In a vote of 12 in favour to one against, with two abstentions, the Council did not adopt a draft resolution that would have recommended the General Assembly to hold a vote with the broader UN membership to allow Palestine to join as a full UN Member State.

The draft resolution is among the shortest in the Council’s history: “The Security Council, having examined the application of the State of Palestine for admission to the United Nations (S/2011/592), recommends to the General Assembly that the State of Palestine be admitted to membership in the United Nations.”

For a draft resolution to pass, the Council must have at least nine members in favour and none of its permanent members – China, France, Russia, United Kingdom, United States – using their veto power.

Amid the ongoing war in Gaza, Palestine had submitted a request to the Secretary-General on April 2, asking that a 2011 request to become a UN Member State be reconsidered.

In 2011, the Security Council considered the request but was not able to find unity in sending a recommendation to the General Assembly, which according to the UN Charter must hold a vote involving its 193 Member States.

Earlier in April, the Security Council sent the latest request to its Committee on the Admission of Member States, which met on  April 8 and 11 to discuss the matter.

Palestine has been a Permanent Observer at the UN since 2012, before which it was an observer in the UN General Assembly.

Speaking, Russian Ambassador Vassily Nebenzia said this marked the fifth time the United States has vetoed a Council resolution since the start of the current hostilities in Gaza.

The U.S. “once again demonstrated what they really think of the Palestinians,” he said.

“For Washington, they do not deserve to have their own State.

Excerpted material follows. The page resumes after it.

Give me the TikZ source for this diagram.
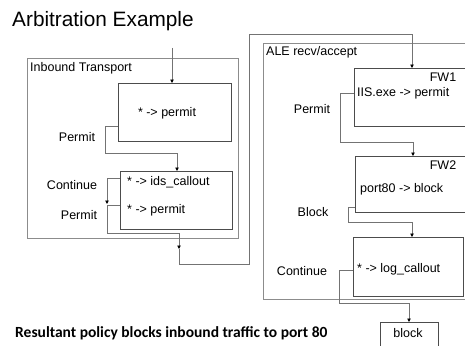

They are only a barrier on the path towards realising the interests of Israel.”

He said at present, an absolute majority of the global community supports Palestine’s application to become a full member of the UN.

“Today’s use of the veto by the US delegation is a hopeless attempt to stop the inevitable course of history. The results of the vote, where Washington was practically in complete isolation, speak for themselves,” he said.

Also speaking, U.S. Deputy Permanent Representative Robert Wood said Council members had a special responsibility to ensure that their actions further the cause of international peace and security and are consistent with the requirements of the UN Charter.

He said the report of the Committee on the Admission of New Members reflected that there was not unanimity among members as to whether the applicant met the criteria for membership, in line with Article IV of the UN Charter.

“For example, there are unresolved questions as to whether the applicant meets the criteria to be considered a State.

“We have long called on the Palestinian Authority to undertake necessary reforms to help establish the attributes of readiness for statehood and note that Hamas, a terrorist organisation, is currently exerting power and influence in Gaza – an integral part of the State envisioned in this resolution,” he said.

It is for these reasons, that the U.S. voted “no”, he explained.

Wood said the U.S. continues to strongly support a two-State solution.

“This vote does not reflect opposition to Palestinian statehood, but instead is an acknowledgment that it will only come from direct negotiations between the parties,” he said.